Wednesday, August 05, 2009
6994: Miss Black USA Is Beautiful.
From The Washington Post…
Beauty Without Barbie
Meaning of Miss Black USA Pageant Runs Deep
By DeNeen L. Brown, Washington Post Staff Writer
Late into Monday night, or shall we say in the wee hours of Tuesday morning, when everybody else was feeling tired and ugly, the final 15 contestants in the Miss Black USA pageant stood on the auditorium stage at the University of the District of Columbia. All glittery and poured into their evening gowns, curves revealed, cheeks aching from all that smiling. Lipstick still perfect.
They clapped prettily for their competition, pretty eyes glancing around, wondering whether the next girl might look better in that dress, might have a little bit more talent, might have that added crispness to her answers or a dimension that makes her sparkle a little more brightly before the judges seated in the audience below.
Wondering who would win the coveted title of Miss Black USA.
Jeweled dresses, bows, feathers, silver stilettos and stage whispers from the audience. “Keep your head up, girl, keep that pretty head up.”
It was a long evening full of spunk and sashays, those difficult pageant walks in which the upper torso is turned to impress the judges as the legs are walking across stage in another direction.
Around midnight, when the audience is losing steam, is hardly the time to take an assessment of the state of black beauty in a so-called post-racial era. And yet somebody has to do it.
It is necessary because a ceiling has been shattered and there is a black man in the White House. And where better to ask the question than at a black beauty competition: Why is there a need for a Miss Black Whatever in 2009?
Organizers say the Miss Black USA Scholarship Pageant was founded in Prince George’s County in 1986 to showcase leadership among African American women, and to provide an opportunity “to young women of color to develop the whole woman, mind, body and spirit.” This year’s 28 contestants (some states did not have representatives) were competing for, among other prizes, a $5,000 scholarship, free cosmetics from Black Opal and a trip to Ghana.
The contestants were tall and thin, short and round, an ample selection of black beauty.
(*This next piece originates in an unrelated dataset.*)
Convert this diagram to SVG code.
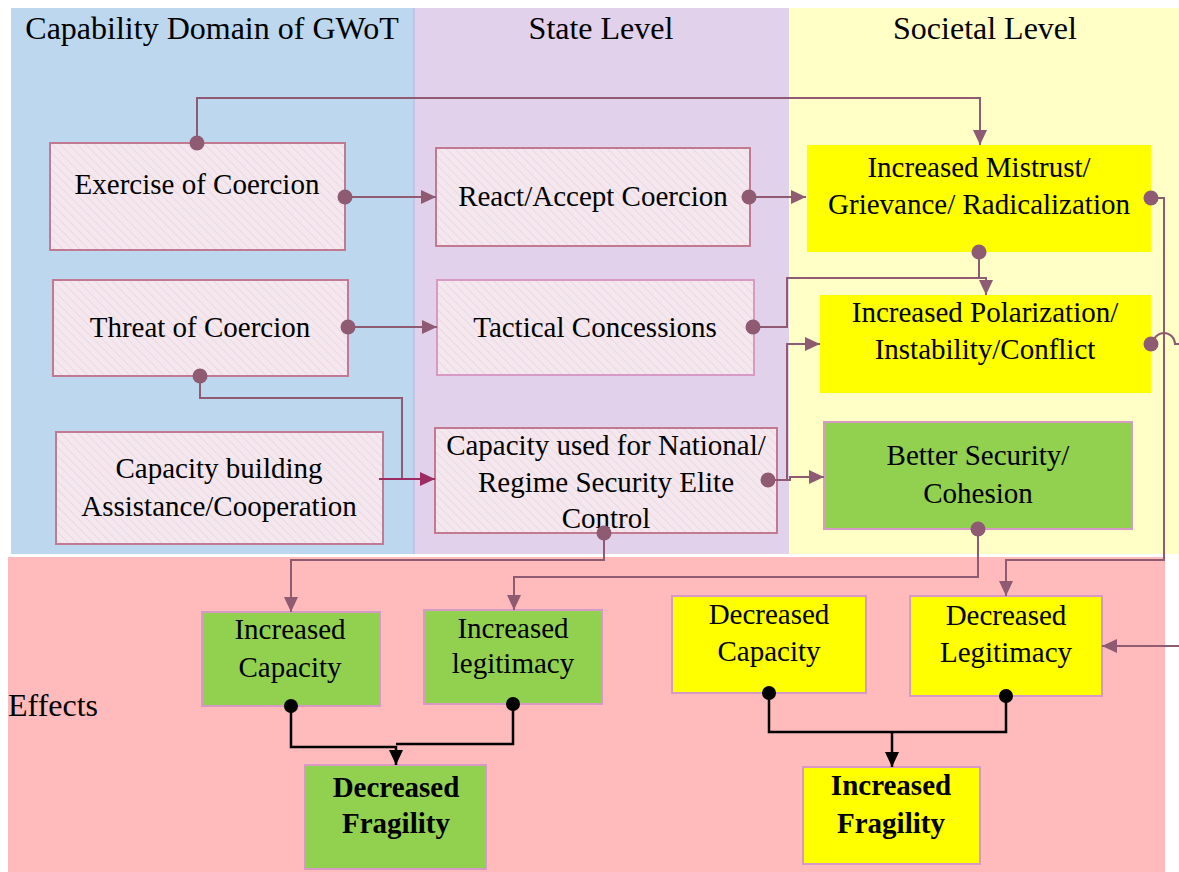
<svg xmlns="http://www.w3.org/2000/svg" width="1179" height="872" viewBox="0 0 1179 872">
<style>
text{font-family:"Liberation Serif","Times New Roman",serif;font-size:29px;fill:#000;text-anchor:middle}
.title{font-size:32px}
.bold{font-weight:bold}
.hatch{fill:url(#hatch);stroke:#C27A92;stroke-width:2}
.hatch2{fill:url(#hatch);stroke:#D79AC4;stroke-width:2}
.yel{fill:#FFFF00}
.yelb{fill:#FFFF00;stroke:#D79AC4;stroke-width:2}
.grn{fill:#92D050;stroke:#D79AC4;stroke-width:2}
.con{fill:none;stroke:#8E5B73;stroke-width:2}
.mag{fill:none;stroke:#9B2D63;stroke-width:2}
.blk{fill:none;stroke:#000;stroke-width:2.5}
.dot{fill:#8E5B73}
.bdot{fill:#000}
</style>
<defs>
<pattern id="hatch" width="6" height="6" patternUnits="userSpaceOnUse" patternTransform="rotate(-45)">
<rect width="6" height="6" fill="#F4E8EE"/>
<line x1="0" y1="0" x2="0" y2="6" stroke="#EAD3DE" stroke-width="1.5"/>
</pattern>
<marker id="arr" markerWidth="16" markerHeight="14" refX="15" refY="7" orient="auto" markerUnits="userSpaceOnUse">
<path d="M0,0 L15,7 L0,14 Z" fill="#8E5B73"/>
</marker>
<marker id="arrm" markerWidth="16" markerHeight="14" refX="15" refY="7" orient="auto" markerUnits="userSpaceOnUse">
<path d="M0,0 L15,7 L0,14 Z" fill="#9B2D63"/>
</marker>
<marker id="arrb" markerWidth="16" markerHeight="14" refX="15" refY="7" orient="auto" markerUnits="userSpaceOnUse">
<path d="M0,0 L15,7 L0,14 Z" fill="#000"/>
</marker>
</defs>

<g id="background">
<rect x="11" y="8" width="403" height="546" fill="#BDD7EE"/>
<rect x="414" y="8" width="375" height="546" fill="#E1D1EA"/>
<rect x="789" y="8" width="390" height="546" fill="#FFFFC6"/>
<line x1="414" y1="8" x2="414" y2="554" stroke="#A9B9E6" stroke-width="1"/>
<rect x="8" y="557" width="1157" height="315" fill="#FFBBBB"/>
<text class="title" x="212" y="39">Capability Domain of GWoT</text>
<text class="title" x="601" y="39">State Level</text>
<text class="title" x="985" y="39">Societal Level</text>
<text x="8" y="716" style="text-anchor:start;font-size:32px">Effects</text>
</g>

<g id="n-exercise">
<rect class="hatch" x="50" y="143" width="295" height="107"/>
<text x="197" y="194">Exercise of Coercion</text>
</g>
<g id="n-react">
<rect class="hatch" x="436" y="148" width="314" height="98"/>
<text x="593" y="206">React/Accept Coercion</text>
</g>
<g id="n-mistrust">
<rect class="yel" x="807" y="145" width="344" height="107"/>
<text x="979" y="177">Increased Mistrust/</text>
<text x="979" y="214">Grievance/ Radicalization</text>
</g>
<g id="n-threat">
<rect class="hatch" x="53" y="280" width="295" height="96"/>
<text x="200" y="337">Threat of Coercion</text>
</g>
<g id="n-tactical">
<rect class="hatch2" x="437" y="280" width="317" height="95"/>
<text x="595" y="337">Tactical Concessions</text>
</g>
<g id="n-polarization">
<rect class="yel" x="820" y="295" width="331" height="98"/>
<text x="985" y="322">Increased Polarization/</text>
<text x="985" y="359">Instability/Conflict</text>
</g>
<g id="n-capbuild">
<rect class="hatch" x="56" y="432" width="327" height="112"/>
<text x="219" y="478">Capacity building</text>
<text x="219" y="516">Assistance/Cooperation</text>
</g>
<g id="n-capused">
<rect class="hatch" x="435" y="428" width="342" height="105"/>
<text x="606" y="455">Capacity used for National/</text>
<text x="606" y="492">Regime Security Elite</text>
<text x="606" y="528">Control</text>
</g>
<g id="n-better">
<rect class="grn" x="824" y="422" width="308" height="107"/>
<text x="978" y="465">Better Security/</text>
<text x="978" y="503">Cohesion</text>
</g>
<g id="n-inccap">
<rect class="grn" x="202" y="612" width="178" height="94"/>
<text x="290" y="639">Increased</text>
<text x="290" y="677">Capacity</text>
</g>
<g id="n-inclegit">
<rect class="grn" x="424" y="610" width="178" height="94"/>
<text x="513" y="638">Increased</text>
<text x="513" y="673">legitimacy</text>
</g>
<g id="n-decfrag">
<rect class="grn" x="305" y="765" width="181" height="104"/>
<text class="bold" x="396" y="797">Decreased</text>
<text class="bold" x="396" y="833">Fragility</text>
</g>
<g id="n-deccap">
<rect class="yelb" x="672" y="596" width="194" height="97"/>
<text x="769" y="624">Decreased</text>
<text x="769" y="661">Capacity</text>
</g>
<g id="n-declegit">
<rect class="yelb" x="910" y="596" width="192" height="100"/>
<text x="1006" y="625">Decreased</text>
<text x="1006" y="662">Legitimacy</text>
</g>
<g id="n-incfrag">
<rect class="yelb" x="803" y="767" width="177" height="97"/>
<text class="bold" x="891" y="795">Increased</text>
<text class="bold" x="891" y="833">Fragility</text>
</g>

<g id="connectors">
<path class="con" d="M197,143 V98 H980 V145" marker-end="url(#arr)"/>
<path class="con" d="M345,197 H436" marker-end="url(#arr)"/>
<path class="con" d="M750,197 H806" marker-end="url(#arr)"/>
<path class="con" d="M348,327 H437" marker-end="url(#arr)"/>
<path class="con" d="M753,327 H787 V278 H986 V295" marker-end="url(#arr)"/>
<path class="con" d="M979,252 V278"/>
<path class="con" d="M200,376 V398 H402 V479 H420"/>
<path class="mag" d="M379,479 H435" marker-end="url(#arrm)"/>
<path class="con" d="M768,480 H790 V477 H824" marker-end="url(#arr)"/>
<path class="con" d="M787,480 V344 H820" marker-end="url(#arr)"/>
<path class="con" d="M604,533 V560 H291 V612" marker-end="url(#arr)"/>
<path class="con" d="M978,529 V577 H514 V610" marker-end="url(#arr)"/>
<path class="con" d="M1151,198 H1164 V560 H1006 V596" marker-end="url(#arr)"/>
<path class="con" d="M1151,344 H1153 A11,11 0 0 1 1175,344 H1192 V646 H1102" marker-end="url(#arr)"/>
<path class="blk" d="M291,706 V747 H396 V765" marker-end="url(#arrb)"/>
<path class="blk" d="M513,704 V744 H396"/>
<path class="blk" d="M769,693 V732 H1006 V696"/>
<path class="blk" d="M892,732 V767" marker-end="url(#arrb)"/>
<circle class="dot" cx="197" cy="143" r="7.5"/>
<circle class="dot" cx="345" cy="197" r="7.5"/>
<circle class="dot" cx="749" cy="197" r="7.5"/>
<circle class="dot" cx="348" cy="327" r="7.5"/>
<circle class="dot" cx="200" cy="376" r="7.5"/>
<circle class="dot" cx="753" cy="327" r="7.5"/>
<circle class="dot" cx="979" cy="252" r="7.5"/>
<circle class="dot" cx="1151" cy="198" r="7.5"/>
<circle class="dot" cx="1151" cy="344" r="7.5"/>
<circle class="dot" cx="768" cy="480" r="7.5"/>
<circle class="dot" cx="604" cy="533" r="7.5"/>
<circle class="dot" cx="978" cy="529" r="7.5"/>
<circle class="bdot" cx="291" cy="706" r="7"/>
<circle class="bdot" cx="513" cy="704" r="7"/>
<circle class="bdot" cx="769" cy="693" r="7"/>
<circle class="bdot" cx="1006" cy="696" r="7"/>
</g>
</svg>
They wore their hair short, long, spiked, straight and natural, and with locks twisted into crowns piled on top of their heads, competing in a world that some say has found only a certain aesthetic beautiful, and has “been absolutely suffocating to women of color all over the world,” says one woman. You see Asian women changing their eye shape through surgery. Black women wearing blue contacts, Latinas bleaching their hair. All these contortions and foolishness going on to reach a Barbie doll standard.
The reason, they say, there needs to be a Miss Black Whatever: so black differences can be appreciated. Then the variety within a subculture can be fully explored and celebrated, and a beauty that does not conform to a dominant standard can be recognized. Because in the mainstream pageants, someone is always left out. Sometimes there can be years before a black winner emerges. In a black pageant, black beauty will win every time.
Earlier in the evening the smell of curling irons wafted backstage amid harried nerves and the rustle of evening dresses.
“I would say black beauty is all about embracing oneself, embracing individuality, uniqueness,” says Miss South Carolina, Molesey Knox Brunson, 26, a business owner from Columbia, S.C. “It’s different because instead of conforming to a certain ideal, we are allowed to define beauty on our own. We bring to the table what we think is beauty. We celebrate our curves. We celebrate our dark complexion. We celebrate our natural beauty.”